No matter how horrible you feel, there is a simple way out of the loneliness of divorce.

One of the toughest parts of healing from divorce is the loneliness which can feel like it’s sucking your soul right out of you. You wind up feeling as if you’re just a shriveled husk of who you were.

When you’re in the throes of loneliness, your mind wanders down a treacherous path. You begin by wondering if you’re destined to be alone for the rest of your life. Then you realize that of course you will because of the long list of your “flaws” that you remind yourself of over and over again. It doesn’t matter right now that those imperfections are just part of what makes you wonderfully you. You get stuck on a downward spiral of misery which leaves you feeling horribly trapped.

Yet being stuck isn’t doing you any good when your real goal is to heal from your divorce.

What I want you to know is that no matter how lonely you feel right now, you’re not really alone.
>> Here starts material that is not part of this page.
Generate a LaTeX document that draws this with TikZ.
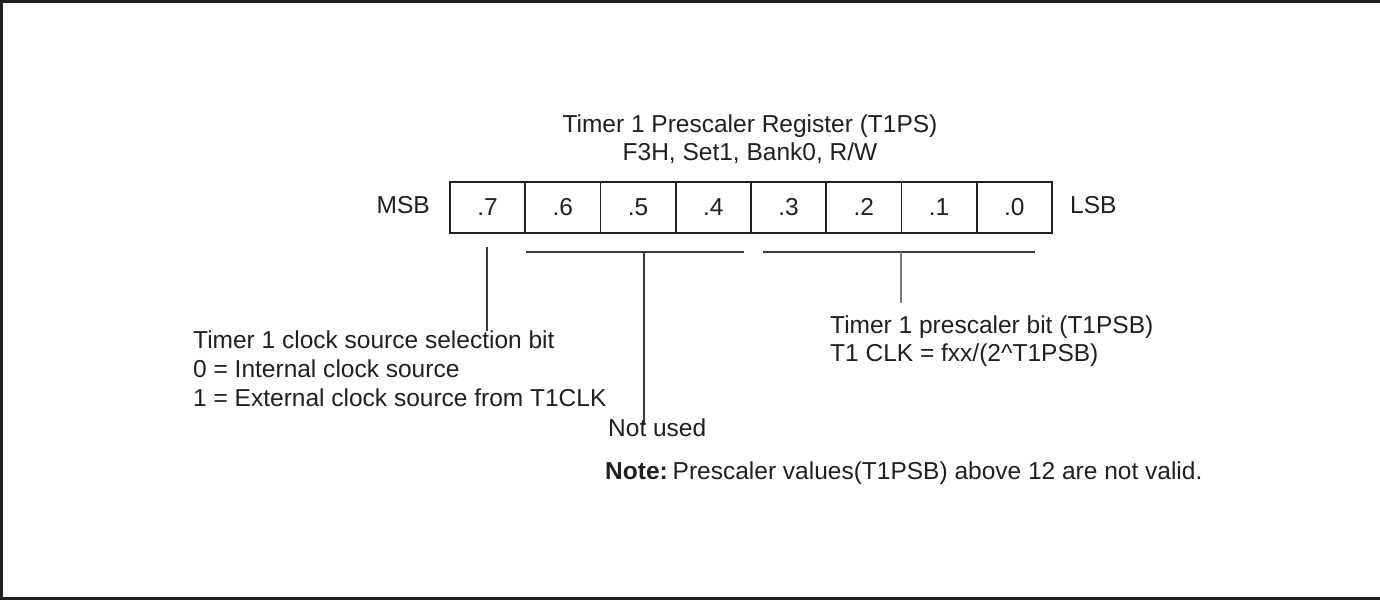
\documentclass[tikz,border=0pt]{standalone}
\usepackage{fontspec}
\setmainfont{Liberation Sans}
\definecolor{ink}{HTML}{231F20}
\definecolor{leadc}{HTML}{3A3A3A}
\begin{document}
\begin{tikzpicture}[x=1pt,y=-1pt,
  txt/.style={font=\fontsize{24.5}{29}\selectfont, text=ink, inner sep=0pt},
  cellbox/.style={draw=ink, line width=1.8pt, minimum width=75.25pt, minimum height=51pt,
    inner sep=0pt, anchor=north west, font=\fontsize{24.5}{29}\selectfont, text=ink},
  leader/.style={draw=leadc, line width=1.2pt}]
\useasboundingbox (0,0) rectangle (1380,600);
\begin{scope}
\clip (0,0) rectangle (1380,600);
\draw[ink, line width=2.4pt] (1.6,1.4) rectangle (1390,598.6);
\end{scope}

% title
\node[txt, anchor=base] (title1) at (750,132) {Timer 1 Prescaler Register (T1PS)};
\node[txt, anchor=base] (title2) at (750,160) {F3H, Set1, Bank0, R/W};

% register
\node[txt, anchor=base east] (msb) at (430,213) {MSB};
\foreach \i in {0,...,7}{
  \pgfmathtruncatemacro{\b}{7-\i}
  \node[cellbox] (c\b) at ({449+75.25*\i},181) {.\b};
}
\node[txt, anchor=base west] (lsb) at (1070,213) {LSB};

% leader coordinates
\coordinate (b7a) at (487,247);
\coordinate (b7b) at (487,331);
\coordinate (l1) at (526,252);
\coordinate (l2) at (744,252);
\coordinate (lm) at (644,252);
\coordinate (lb) at (644,425);
\coordinate (r1) at (763,252);
\coordinate (r2) at (1035,252);
\coordinate (rm) at (901,252);
\coordinate (rb) at (901,303);

\draw[leader] (b7a) -- (b7b);
\draw[leader] (l1) -- (l2);
\draw[leader] (lm) -- (lb);
\draw[leader] (r1) -- (r2);
\draw[leader, draw=ink!60] (rm) -- (rb);

% texts
\node[txt, anchor=base west] (sel1) at (193,348) {Timer 1 clock source selection bit};
\node[txt, anchor=base west] (sel2) at (193,377) {0 = Internal clock source};
\node[txt, anchor=base west] (sel3) at (193,406) {1 = External clock source from T1CLK};
\node[txt, anchor=base west] (ps1) at (830,333) {Timer 1 prescaler bit (T1PSB)};
\node[txt, anchor=base west] (ps2) at (830,361) {T1 CLK = fxx/(2\string^T1PSB)};
\node[txt, anchor=base west] (nu) at (608,436) {Not used};
\node[txt, anchor=base west] (note) at (605,479) {\textbf{Note:}\kern0.2em Prescaler values(T1PSB) above 12 are not valid.};
\end{tikzpicture}
\end{document}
I promise. Everyone who gets divorced experiences gut-wrenching loneliness. (Some people even experience it during their marriage before they divorce.) The difference is that not everyone deals with their loneliness in the same way.

Some choose to ignore it and immerse themselves in activities like dating. Some will use their loneliness to fuel their anger at their ex. Others, like you, know that despite how miserable the loneliness feels it’s just part of the process of getting over their divorce.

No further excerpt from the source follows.